8 Eylül 2014 Pazartesi

Piraye'nin Bir Günü

Dolunaylı bir gecede penceresinden gökyüzünü seyreden Piraye, yakınlarda bir eşeğin anırdığını duyar. O kadar çok anırıyordur ki bir derdi olduğunu düşünür. Ertesi sabah yanına gidip neden anırdığını sorsam, diye düşünürken uykusu gelen Piraye “aklında eşek, gözünde uyku” uykuya dalar.

Ertesi sabah eşek yerinde yoktur.

Piraye köyün meydanında eşekle karşılaşır karşılaşmasına ama onu tanımaz. Eşek ise hayal kırıklığına uğramıştır, çünkü kızın onun derdini anladığını sanmıştır. Eşek bunları düşünedursun, Piraye de rüzgârda dans ederek düşmekte olan bir yaprağı izlemektedir. Yaprak süzülerek bir semerin üzerine konar. Semerin ne kadar güzel olduğunu fark eden Piraye, kendisinin de bu desenlerde bir elbisesi olmasını ister. Ancak bunun bir eşek semeri olduğunu söyleyerek annesinin karşı çıkacağını düşünür. Piraye’ye göre bu semere sahip olan eşek çok şanslıdır. Acaba eşek de böyle mi düşünmektedir?

Eşek dut ağacına bağlanmış bir halde durmaktadır. Semeri sırtında olmadığı sürece de halinden memnundur… Ama bir yandan da kız onun derdini anlamadığı için hayıflanmaktadır.

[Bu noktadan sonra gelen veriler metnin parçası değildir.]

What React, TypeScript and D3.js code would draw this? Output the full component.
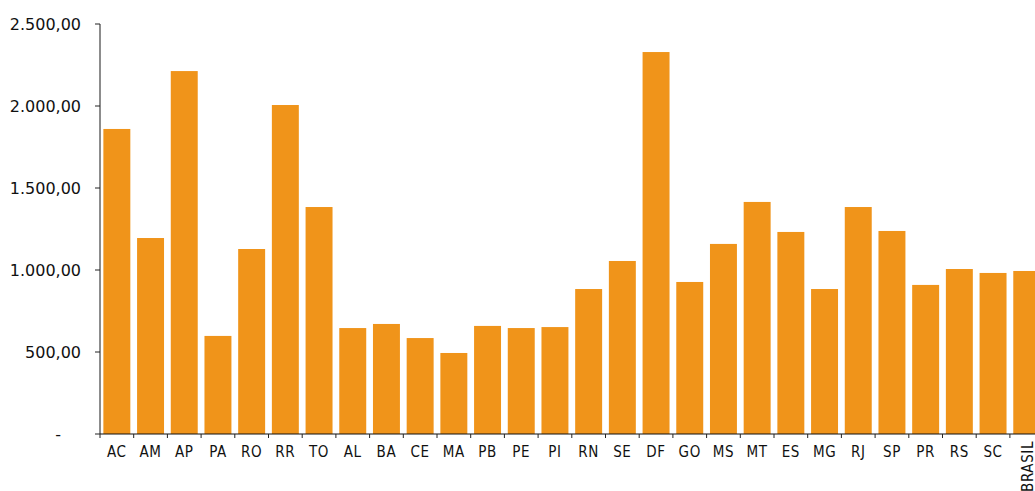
import React from "react";
import * as d3 from "d3";

const states: string[] = [
  "AC", "AM", "AP", "PA", "RO", "RR", "TO",
  "AL", "BA", "CE", "MA", "PB", "PE", "PI", "RN", "SE",
  "DF", "GO", "MS", "MT",
  "ES", "MG", "RJ", "SP",
  "PR", "RS", "SC",
  "BRASIL",
];

const values: number[] = [
  1860, 1195, 2213, 598, 1128, 2006, 1384,
  646, 671, 585, 494, 659, 646, 652, 884, 1055,
  2329, 927, 1159, 1415,
  1232, 884, 1384, 1238,
  909, 1006, 982,
  994,
];

const yTicks: number[] = [0, 500, 1000, 1500, 2000, 2500];

const WIDTH = 1035;
const HEIGHT = 491;
const LEFT = 100;
const TOP = 24;
const BOTTOM = 434;
const STEP = 33.7;
const BAR_COLOR = "#F0941A";
const LABEL_FONT = "'DejaVu Sans Condensed', 'DejaVu Sans', sans-serif";

const fmt = (v: number): string => {
  if (v === 0) return "-";
  const s = d3.format(",.2f")(v);
  return s.replace(/,/g, "#").replace(/\./g, ",").replace(/#/g, ".");
};

export default function App() {
  const x = d3
    .scaleBand<string>()
    .domain(states)
    .range([LEFT, LEFT + STEP * states.length])
    .paddingInner(0.2)
    .paddingOuter(0.1);

  const y = d3.scaleLinear().domain([0, 2500]).range([BOTTOM, TOP]);
  const step = x.step();

  return (
    <svg
      width={WIDTH}
      height={HEIGHT}
      style={{ position: "absolute", left: 0, top: 0, background: "#fff" }}
      fontFamily="'DejaVu Sans', sans-serif"
    >
      {/* bars */}
      {states.map((s, i) => (
        <rect
          key={s}
          x={x(s)}
          y={y(values[i])}
          width={x.bandwidth()}
          height={y(0) - y(values[i])}
          fill={BAR_COLOR}
        />
      ))}

      {/* y axis */}
      <line x1={LEFT} x2={LEFT} y1={y(2500)} y2={y(0)} stroke="#666" strokeWidth={1.5} />
      {yTicks.map((t) => (
        <g key={t}>
          <line x1={LEFT - 5} x2={LEFT} y1={y(t)} y2={y(t)} stroke="#222" strokeWidth={1} />
          <text
            x={t === 0 ? 61 : 81}
            y={y(t)}
            dy="0.35em"
            textAnchor="end"
            fontSize={16}
            fill="#111"
          >
            {fmt(t)}
          </text>
        </g>
      ))}

      {/* x axis */}
      <line x1={LEFT} x2={WIDTH} y1={y(0)} y2={y(0)} stroke="#111" strokeWidth={1.2} />
      {states.map((s, i) => (
        <line
          key={"t" + s}
          x1={LEFT + i * step}
          x2={LEFT + i * step}
          y1={y(0)}
          y2={y(0) + 4}
          stroke="#222"
          strokeWidth={1}
        />
      ))}
      {states.map((s) => {
        const cx = (x(s) as number) + x.bandwidth() / 2;
        if (s === "BRASIL") {
          return (
            <text
              key={"l" + s}
              transform={`translate(${cx + 6},441) rotate(-90)`}
              textAnchor="end"
              fontSize={15}
              fontFamily={LABEL_FONT}
              letterSpacing={0.6}
              fill="#111"
            >
              {s}
            </text>
          );
        }
        return (
          <text
            key={"l" + s}
            x={cx}
            y={457}
            textAnchor="middle"
            fontSize={15}
            fontFamily={LABEL_FONT}
            letterSpacing={0.6}
            fill="#111"
          >
            {s}
          </text>
        );
      })}
    </svg>
  );
}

Eşeği fark eden Piraye, anırmalarını duyunca onun bir önceki gece gördüğü eşek olduğunu anlar. Çobandan adının Kapuska olduğunu öğrenen Piraye, bir yandan eşeğin derdinin ne olabileceğini düşünürken bir yandan da onu sevip okşar. Eşek sevilmekten memnun olsa da gözlerinden birer damla yaş akar. Bu arada Piraye semerin harika renklerini ve güzelim desenini incelemektedir ki tam o sırada… Piraye eşeğin derdinin ne olduğunu anlar!   

Arslan Sayman’ın yazdığı, Deniz Üçbaşaran’ın resimlediği Piraye’nin Bir Günü başlıklı resimli öykü kitabı Yapı Kredi Yayınları’ından çıktı.

Metni zenginleştiren, her sayfada dikkatli ve meraklı okurları bir süre tutabilecek ayrıntılarla öyküye farklı boyutlar kazandıran, hem sade hem çok renkli desenleriyle görsel açıdan da çocukları geliştiren resimleriyle Deniz Üçbaşaran’ın katkısı dikkat çekici doğrusu.